Dataset content >>
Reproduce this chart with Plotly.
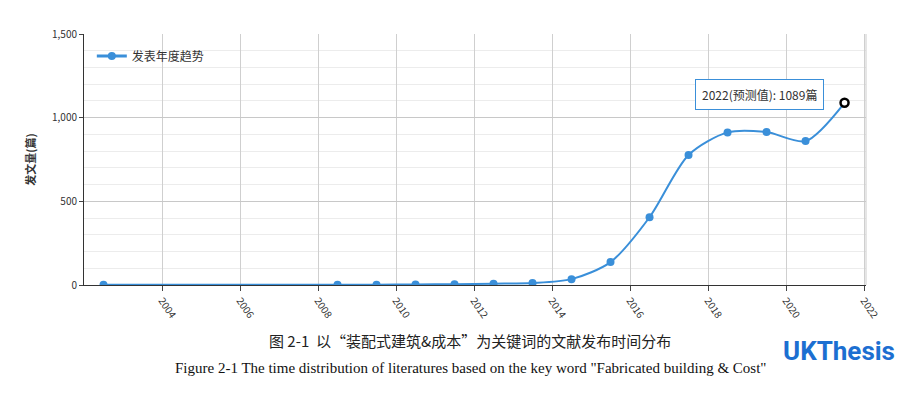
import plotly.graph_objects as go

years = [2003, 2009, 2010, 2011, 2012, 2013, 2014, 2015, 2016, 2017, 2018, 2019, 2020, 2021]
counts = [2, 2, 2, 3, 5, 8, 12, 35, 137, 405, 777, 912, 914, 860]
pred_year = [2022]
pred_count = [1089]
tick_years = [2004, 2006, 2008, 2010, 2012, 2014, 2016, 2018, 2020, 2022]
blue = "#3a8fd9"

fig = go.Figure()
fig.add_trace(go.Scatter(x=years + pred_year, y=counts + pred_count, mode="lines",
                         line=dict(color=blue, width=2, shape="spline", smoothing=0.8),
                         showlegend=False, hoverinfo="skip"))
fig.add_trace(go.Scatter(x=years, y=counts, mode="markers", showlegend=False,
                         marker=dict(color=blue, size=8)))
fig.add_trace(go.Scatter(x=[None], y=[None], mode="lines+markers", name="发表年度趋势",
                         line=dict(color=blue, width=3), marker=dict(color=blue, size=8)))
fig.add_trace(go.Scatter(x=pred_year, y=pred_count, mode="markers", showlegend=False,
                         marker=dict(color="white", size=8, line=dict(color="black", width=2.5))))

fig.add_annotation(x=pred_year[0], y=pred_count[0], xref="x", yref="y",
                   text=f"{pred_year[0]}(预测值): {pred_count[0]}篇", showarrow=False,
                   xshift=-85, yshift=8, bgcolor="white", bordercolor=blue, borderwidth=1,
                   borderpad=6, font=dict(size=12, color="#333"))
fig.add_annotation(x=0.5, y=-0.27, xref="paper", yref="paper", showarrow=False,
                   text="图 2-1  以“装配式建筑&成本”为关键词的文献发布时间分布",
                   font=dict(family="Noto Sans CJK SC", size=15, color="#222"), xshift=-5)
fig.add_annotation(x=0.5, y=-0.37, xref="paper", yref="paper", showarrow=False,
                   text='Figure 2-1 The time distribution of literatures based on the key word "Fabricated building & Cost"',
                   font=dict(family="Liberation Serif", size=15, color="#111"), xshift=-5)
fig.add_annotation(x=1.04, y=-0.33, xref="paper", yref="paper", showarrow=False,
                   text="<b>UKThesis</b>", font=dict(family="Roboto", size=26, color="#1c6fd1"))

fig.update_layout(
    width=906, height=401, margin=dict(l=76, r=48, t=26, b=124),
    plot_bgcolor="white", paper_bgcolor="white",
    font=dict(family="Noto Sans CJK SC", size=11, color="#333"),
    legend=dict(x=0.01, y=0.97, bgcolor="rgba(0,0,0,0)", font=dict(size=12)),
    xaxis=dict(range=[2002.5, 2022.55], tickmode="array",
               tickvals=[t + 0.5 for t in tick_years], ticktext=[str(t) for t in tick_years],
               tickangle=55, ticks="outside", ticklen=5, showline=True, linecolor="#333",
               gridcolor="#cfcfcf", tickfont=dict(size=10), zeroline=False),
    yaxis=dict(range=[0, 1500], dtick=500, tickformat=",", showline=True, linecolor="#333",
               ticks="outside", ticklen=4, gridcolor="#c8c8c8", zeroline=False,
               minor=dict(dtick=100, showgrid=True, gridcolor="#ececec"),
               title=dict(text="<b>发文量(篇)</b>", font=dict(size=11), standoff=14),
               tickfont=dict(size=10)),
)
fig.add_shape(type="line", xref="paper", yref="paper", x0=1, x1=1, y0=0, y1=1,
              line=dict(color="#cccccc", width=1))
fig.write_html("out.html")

Written problem >>
From the data above, write out everything exactly except the pictures.

Exercise output >>
Reproduce this chart with Plotly.
import plotly.graph_objects as go

years = [2003, 2009, 2010, 2011, 2012, 2013, 2014, 2015, 2016, 2017, 2018, 2019, 2020, 2021]
counts = [2, 2, 2, 3, 5, 8, 12, 35, 137, 405, 777, 912, 914, 860]
pred_year = [2022]
pred_count = [1089]
tick_years = [2004, 2006, 2008, 2010, 2012, 2014, 2016, 2018, 2020, 2022]
blue = "#3a8fd9"

fig = go.Figure()
fig.add_trace(go.Scatter(x=years + pred_year, y=counts + pred_count, mode="lines",
                         line=dict(color=blue, width=2, shape="spline", smoothing=0.8),
                         showlegend=False, hoverinfo="skip"))
fig.add_trace(go.Scatter(x=years, y=counts, mode="markers", showlegend=False,
                         marker=dict(color=blue, size=8)))
fig.add_trace(go.Scatter(x=[None], y=[None], mode="lines+markers", name="发表年度趋势",
                         line=dict(color=blue, width=3), marker=dict(color=blue, size=8)))
fig.add_trace(go.Scatter(x=pred_year, y=pred_count, mode="markers", showlegend=False,
                         marker=dict(color="white", size=8, line=dict(color="black", width=2.5))))

fig.add_annotation(x=pred_year[0], y=pred_count[0], xref="x", yref="y",
                   text=f"{pred_year[0]}(预测值): {pred_count[0]}篇", showarrow=False,
                   xshift=-85, yshift=8, bgcolor="white", bordercolor=blue, borderwidth=1,
                   borderpad=6, font=dict(size=12, color="#333"))
fig.add_annotation(x=0.5, y=-0.27, xref="paper", yref="paper", showarrow=False,
                   text="图 2-1  以“装配式建筑&成本”为关键词的文献发布时间分布",
                   font=dict(family="Noto Sans CJK SC", size=15, color="#222"), xshift=-5)
fig.add_annotation(x=0.5, y=-0.37, xref="paper", yref="paper", showarrow=False,
                   text='Figure 2-1 The time distribution of literatures based on the key word "Fabricated building & Cost"',
                   font=dict(family="Liberation Serif", size=15, color="#111"), xshift=-5)
fig.add_annotation(x=1.04, y=-0.33, xref="paper", yref="paper", showarrow=False,
                   text="<b>UKThesis</b>", font=dict(family="Roboto", size=26, color="#1c6fd1"))

fig.update_layout(
    width=906, height=401, margin=dict(l=76, r=48, t=26, b=124),
    plot_bgcolor="white", paper_bgcolor="white",
    font=dict(family="Noto Sans CJK SC", size=11, color="#333"),
    legend=dict(x=0.01, y=0.97, bgcolor="rgba(0,0,0,0)", font=dict(size=12)),
    xaxis=dict(range=[2002.5, 2022.55], tickmode="array",
               tickvals=[t + 0.5 for t in tick_years], ticktext=[str(t) for t in tick_years],
               tickangle=55, ticks="outside", ticklen=5, showline=True, linecolor="#333",
               gridcolor="#cfcfcf", tickfont=dict(size=10), zeroline=False),
    yaxis=dict(range=[0, 1500], dtick=500, tickformat=",", showline=True, linecolor="#333",
               ticks="outside", ticklen=4, gridcolor="#c8c8c8", zeroline=False,
               minor=dict(dtick=100, showgrid=True, gridcolor="#ececec"),
               title=dict(text="<b>发文量(篇)</b>", font=dict(size=11), standoff=14),
               tickfont=dict(size=10)),
)
fig.add_shape(type="line", xref="paper", yref="paper", x0=1, x1=1, y0=0, y1=1,
              line=dict(color="#cccccc", width=1))
fig.write_html("out.html")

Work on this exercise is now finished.